▶ _Records with drawing code_:
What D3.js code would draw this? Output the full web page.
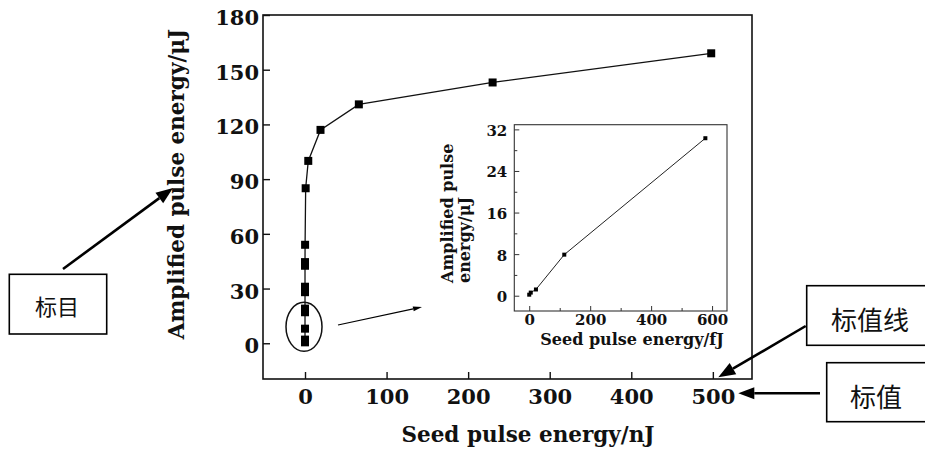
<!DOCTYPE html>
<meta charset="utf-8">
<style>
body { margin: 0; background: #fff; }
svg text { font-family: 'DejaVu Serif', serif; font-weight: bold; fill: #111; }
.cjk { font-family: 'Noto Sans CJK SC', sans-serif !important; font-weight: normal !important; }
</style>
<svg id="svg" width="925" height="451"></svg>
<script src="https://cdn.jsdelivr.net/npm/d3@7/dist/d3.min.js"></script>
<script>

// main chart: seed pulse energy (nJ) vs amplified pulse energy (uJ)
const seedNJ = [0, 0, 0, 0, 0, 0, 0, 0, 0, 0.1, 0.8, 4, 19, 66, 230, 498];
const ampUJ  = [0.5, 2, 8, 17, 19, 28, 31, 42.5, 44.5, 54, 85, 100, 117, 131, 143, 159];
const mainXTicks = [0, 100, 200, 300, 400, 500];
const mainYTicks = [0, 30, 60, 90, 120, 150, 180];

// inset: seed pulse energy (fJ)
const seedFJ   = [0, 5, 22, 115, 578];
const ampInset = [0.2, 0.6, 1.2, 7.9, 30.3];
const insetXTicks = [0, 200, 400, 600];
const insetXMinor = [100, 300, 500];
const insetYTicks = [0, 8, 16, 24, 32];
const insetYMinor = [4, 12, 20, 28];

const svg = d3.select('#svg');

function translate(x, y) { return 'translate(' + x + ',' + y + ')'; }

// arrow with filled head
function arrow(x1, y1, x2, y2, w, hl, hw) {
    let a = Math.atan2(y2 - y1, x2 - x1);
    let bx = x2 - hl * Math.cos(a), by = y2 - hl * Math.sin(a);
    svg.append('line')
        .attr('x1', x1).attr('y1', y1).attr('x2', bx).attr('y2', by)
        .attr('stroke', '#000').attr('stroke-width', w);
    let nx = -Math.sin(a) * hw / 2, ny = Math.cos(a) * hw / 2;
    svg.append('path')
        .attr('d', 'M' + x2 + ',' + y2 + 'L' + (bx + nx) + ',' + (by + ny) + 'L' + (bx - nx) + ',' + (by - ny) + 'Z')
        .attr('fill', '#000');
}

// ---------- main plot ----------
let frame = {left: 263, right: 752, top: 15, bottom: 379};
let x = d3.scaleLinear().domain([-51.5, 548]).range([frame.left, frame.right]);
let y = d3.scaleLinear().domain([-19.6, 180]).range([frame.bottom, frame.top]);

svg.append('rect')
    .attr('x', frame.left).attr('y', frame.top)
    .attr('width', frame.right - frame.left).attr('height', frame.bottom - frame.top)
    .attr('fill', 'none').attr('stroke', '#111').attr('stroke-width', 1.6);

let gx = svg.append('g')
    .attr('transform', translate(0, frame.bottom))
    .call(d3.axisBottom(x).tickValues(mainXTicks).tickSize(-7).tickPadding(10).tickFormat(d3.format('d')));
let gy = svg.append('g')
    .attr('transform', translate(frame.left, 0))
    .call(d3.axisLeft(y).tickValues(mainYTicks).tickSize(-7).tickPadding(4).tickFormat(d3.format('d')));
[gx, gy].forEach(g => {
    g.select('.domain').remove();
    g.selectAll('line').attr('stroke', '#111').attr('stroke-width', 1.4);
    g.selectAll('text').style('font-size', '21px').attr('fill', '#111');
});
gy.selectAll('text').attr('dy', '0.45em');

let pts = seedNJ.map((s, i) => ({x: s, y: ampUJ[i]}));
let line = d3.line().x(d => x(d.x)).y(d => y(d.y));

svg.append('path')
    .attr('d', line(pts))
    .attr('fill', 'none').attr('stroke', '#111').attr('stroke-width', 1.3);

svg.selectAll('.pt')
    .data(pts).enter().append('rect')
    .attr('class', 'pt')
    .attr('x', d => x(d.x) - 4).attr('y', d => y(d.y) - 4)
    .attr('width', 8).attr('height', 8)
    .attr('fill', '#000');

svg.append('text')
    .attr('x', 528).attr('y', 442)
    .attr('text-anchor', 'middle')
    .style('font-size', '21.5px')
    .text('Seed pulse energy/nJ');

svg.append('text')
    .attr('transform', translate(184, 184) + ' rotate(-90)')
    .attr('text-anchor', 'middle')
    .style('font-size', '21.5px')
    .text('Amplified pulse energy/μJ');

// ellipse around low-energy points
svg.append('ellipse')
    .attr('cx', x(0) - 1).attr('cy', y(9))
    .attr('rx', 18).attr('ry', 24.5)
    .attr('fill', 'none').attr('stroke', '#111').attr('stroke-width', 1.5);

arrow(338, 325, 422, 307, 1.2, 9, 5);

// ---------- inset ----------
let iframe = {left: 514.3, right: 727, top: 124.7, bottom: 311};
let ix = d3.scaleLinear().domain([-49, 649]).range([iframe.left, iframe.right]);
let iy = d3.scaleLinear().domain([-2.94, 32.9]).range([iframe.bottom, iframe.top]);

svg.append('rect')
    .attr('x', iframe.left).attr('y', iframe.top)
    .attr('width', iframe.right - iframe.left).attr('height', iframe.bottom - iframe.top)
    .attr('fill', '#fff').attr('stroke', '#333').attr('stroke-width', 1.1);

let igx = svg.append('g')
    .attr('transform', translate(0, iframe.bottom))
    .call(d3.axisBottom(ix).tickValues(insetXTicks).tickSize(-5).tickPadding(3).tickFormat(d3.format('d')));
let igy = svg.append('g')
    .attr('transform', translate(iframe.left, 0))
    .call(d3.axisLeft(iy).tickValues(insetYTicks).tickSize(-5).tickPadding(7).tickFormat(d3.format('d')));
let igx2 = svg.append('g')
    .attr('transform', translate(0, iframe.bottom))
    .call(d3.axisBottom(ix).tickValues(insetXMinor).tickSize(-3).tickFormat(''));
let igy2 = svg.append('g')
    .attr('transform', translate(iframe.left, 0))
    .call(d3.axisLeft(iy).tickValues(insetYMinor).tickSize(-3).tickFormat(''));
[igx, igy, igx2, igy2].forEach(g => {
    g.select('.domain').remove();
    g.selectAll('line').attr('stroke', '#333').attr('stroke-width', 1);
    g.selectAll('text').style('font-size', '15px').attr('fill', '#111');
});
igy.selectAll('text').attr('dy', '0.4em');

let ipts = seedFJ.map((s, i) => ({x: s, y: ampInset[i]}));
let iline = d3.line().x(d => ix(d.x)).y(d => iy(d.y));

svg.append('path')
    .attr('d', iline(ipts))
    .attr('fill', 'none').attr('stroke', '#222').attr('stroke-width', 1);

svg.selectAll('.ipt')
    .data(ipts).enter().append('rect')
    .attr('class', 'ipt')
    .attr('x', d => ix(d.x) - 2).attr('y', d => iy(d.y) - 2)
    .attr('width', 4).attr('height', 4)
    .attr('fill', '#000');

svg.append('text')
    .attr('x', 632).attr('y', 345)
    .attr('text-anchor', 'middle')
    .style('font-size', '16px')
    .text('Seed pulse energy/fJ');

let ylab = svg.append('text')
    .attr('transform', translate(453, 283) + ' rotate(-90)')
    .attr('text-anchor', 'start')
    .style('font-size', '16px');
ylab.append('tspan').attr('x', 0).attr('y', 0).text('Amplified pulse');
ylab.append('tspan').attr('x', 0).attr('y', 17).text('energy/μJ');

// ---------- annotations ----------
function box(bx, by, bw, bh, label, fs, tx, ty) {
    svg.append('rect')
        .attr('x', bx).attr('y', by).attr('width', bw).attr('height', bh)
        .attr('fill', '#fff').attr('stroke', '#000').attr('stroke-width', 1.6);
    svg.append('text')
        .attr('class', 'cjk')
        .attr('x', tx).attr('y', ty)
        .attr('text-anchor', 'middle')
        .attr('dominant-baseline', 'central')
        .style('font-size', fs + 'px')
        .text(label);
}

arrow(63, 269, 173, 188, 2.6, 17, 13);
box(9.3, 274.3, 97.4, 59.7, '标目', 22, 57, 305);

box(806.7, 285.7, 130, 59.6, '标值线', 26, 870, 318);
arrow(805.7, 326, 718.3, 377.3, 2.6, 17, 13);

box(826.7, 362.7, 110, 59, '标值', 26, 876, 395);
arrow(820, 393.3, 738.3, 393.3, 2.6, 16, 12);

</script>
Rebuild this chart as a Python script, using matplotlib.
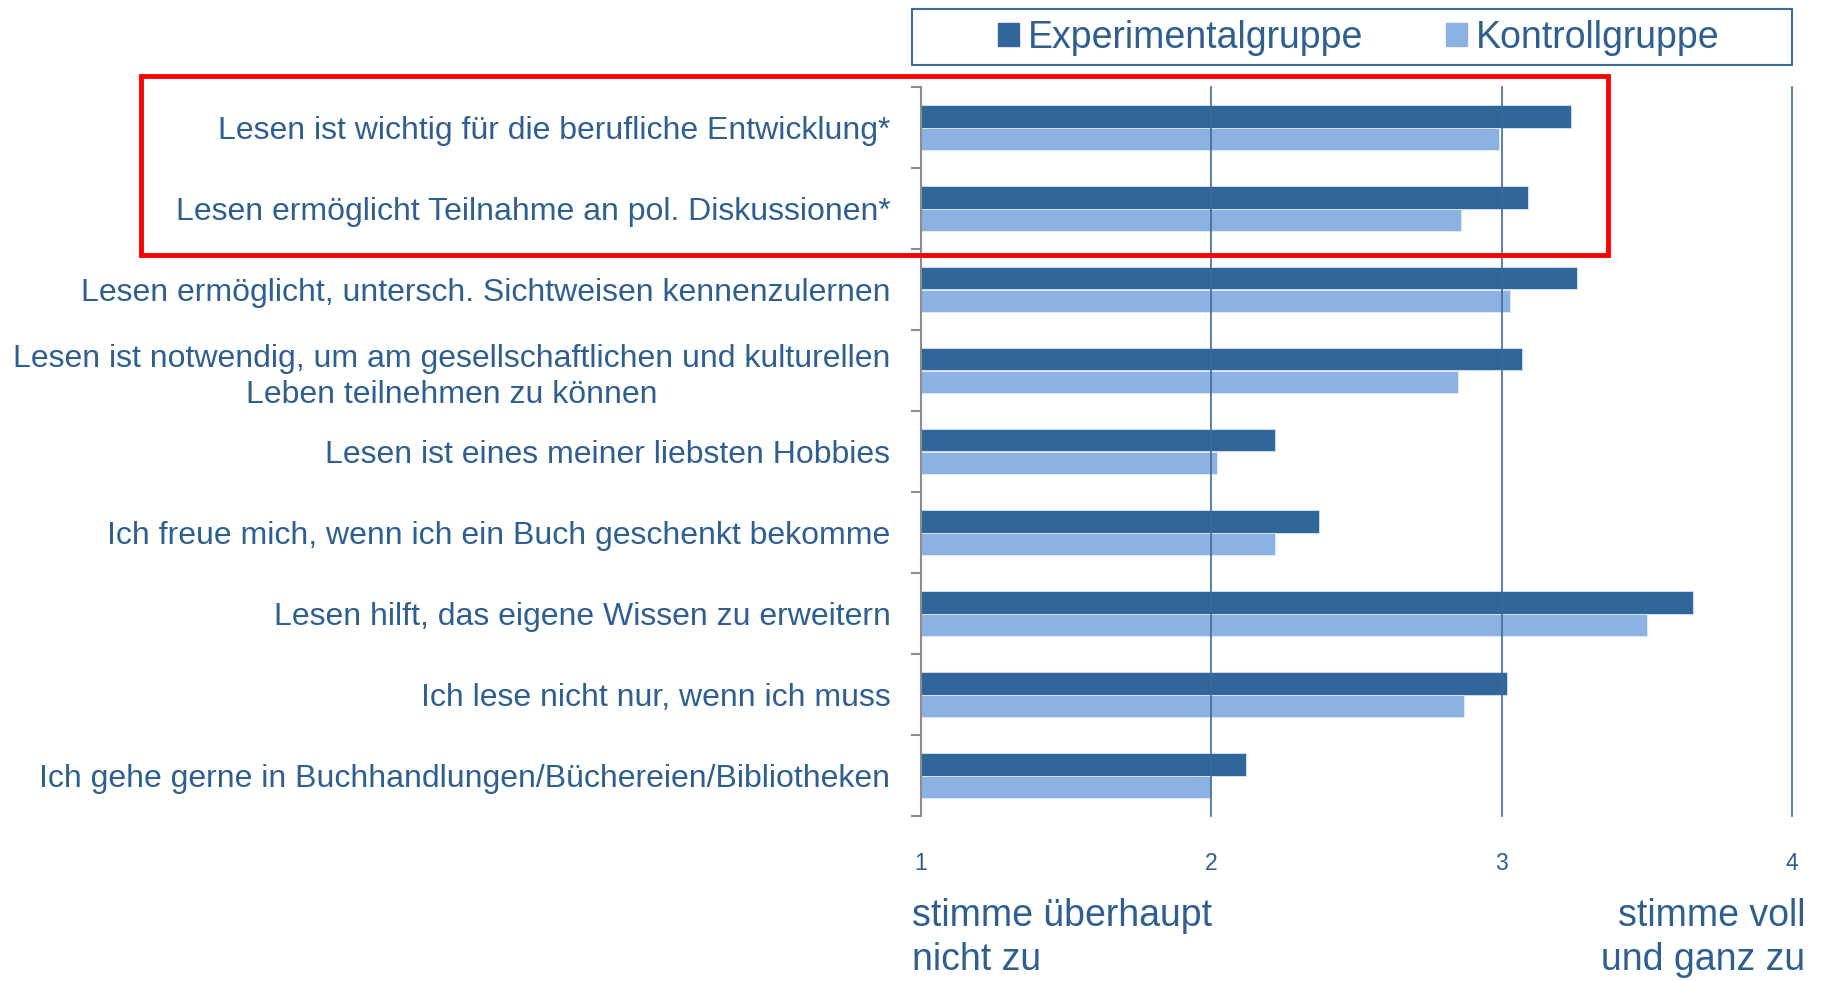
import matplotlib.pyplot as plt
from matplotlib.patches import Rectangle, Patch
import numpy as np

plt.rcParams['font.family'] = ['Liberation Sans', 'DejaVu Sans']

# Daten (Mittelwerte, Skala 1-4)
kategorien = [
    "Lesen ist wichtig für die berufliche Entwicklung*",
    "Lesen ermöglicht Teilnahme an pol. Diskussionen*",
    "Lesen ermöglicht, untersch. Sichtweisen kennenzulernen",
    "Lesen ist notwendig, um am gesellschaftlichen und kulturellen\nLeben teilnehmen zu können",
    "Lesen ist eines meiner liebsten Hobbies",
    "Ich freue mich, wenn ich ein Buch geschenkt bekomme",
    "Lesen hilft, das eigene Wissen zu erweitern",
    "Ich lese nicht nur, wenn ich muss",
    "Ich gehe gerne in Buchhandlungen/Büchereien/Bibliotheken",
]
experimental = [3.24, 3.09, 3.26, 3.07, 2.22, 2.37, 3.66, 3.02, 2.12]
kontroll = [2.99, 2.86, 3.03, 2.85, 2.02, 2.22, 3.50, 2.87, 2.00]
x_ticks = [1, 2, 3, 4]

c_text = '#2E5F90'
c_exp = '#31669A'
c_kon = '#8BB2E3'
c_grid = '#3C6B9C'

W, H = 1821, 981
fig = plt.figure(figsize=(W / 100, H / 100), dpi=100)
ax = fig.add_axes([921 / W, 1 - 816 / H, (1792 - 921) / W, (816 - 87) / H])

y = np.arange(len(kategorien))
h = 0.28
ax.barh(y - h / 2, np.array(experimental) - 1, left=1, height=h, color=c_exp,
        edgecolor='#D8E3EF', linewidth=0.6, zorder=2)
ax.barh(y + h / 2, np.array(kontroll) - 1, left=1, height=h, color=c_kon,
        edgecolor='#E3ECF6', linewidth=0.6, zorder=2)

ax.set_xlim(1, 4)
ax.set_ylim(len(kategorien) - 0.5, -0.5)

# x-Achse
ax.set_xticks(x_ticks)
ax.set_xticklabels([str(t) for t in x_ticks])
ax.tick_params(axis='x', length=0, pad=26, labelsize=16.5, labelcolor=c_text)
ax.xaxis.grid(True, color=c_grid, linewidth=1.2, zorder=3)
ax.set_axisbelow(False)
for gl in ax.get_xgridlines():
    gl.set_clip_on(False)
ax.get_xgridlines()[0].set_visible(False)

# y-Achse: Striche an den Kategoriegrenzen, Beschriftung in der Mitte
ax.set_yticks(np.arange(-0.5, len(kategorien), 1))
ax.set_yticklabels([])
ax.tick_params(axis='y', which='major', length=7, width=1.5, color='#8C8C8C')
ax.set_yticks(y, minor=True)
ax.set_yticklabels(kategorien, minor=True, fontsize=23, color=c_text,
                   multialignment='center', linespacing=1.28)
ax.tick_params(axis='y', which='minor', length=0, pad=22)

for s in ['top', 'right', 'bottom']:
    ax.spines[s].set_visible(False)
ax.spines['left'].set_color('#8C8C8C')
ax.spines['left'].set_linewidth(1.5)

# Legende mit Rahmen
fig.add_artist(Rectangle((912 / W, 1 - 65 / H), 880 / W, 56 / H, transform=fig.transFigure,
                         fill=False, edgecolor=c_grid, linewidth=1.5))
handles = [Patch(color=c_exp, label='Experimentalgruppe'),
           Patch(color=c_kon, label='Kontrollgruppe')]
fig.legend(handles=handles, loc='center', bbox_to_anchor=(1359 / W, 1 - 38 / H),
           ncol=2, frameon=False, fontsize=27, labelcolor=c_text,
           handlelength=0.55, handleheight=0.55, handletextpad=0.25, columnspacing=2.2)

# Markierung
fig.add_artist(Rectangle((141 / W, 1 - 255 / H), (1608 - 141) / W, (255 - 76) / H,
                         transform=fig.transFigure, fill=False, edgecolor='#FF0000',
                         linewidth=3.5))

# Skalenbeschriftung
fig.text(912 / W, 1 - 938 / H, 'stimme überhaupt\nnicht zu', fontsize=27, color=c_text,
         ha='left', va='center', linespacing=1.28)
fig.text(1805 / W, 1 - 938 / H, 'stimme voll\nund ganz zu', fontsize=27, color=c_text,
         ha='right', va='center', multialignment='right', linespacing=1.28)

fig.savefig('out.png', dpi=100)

▶ _Your task_:
From the line with "Rebuild this chart" to the line with "plt.rcParams['font.family'] = ['Liberation", set down those lines word for word and only those, counting both ends. Pictures stay out of the copy.

▶ _Worked solution_:
Rebuild this chart as a Python script, using matplotlib.
import matplotlib.pyplot as plt
from matplotlib.patches import Rectangle, Patch
import numpy as np

plt.rcParams['font.family'] = ['Liberation Sans', 'DejaVu Sans']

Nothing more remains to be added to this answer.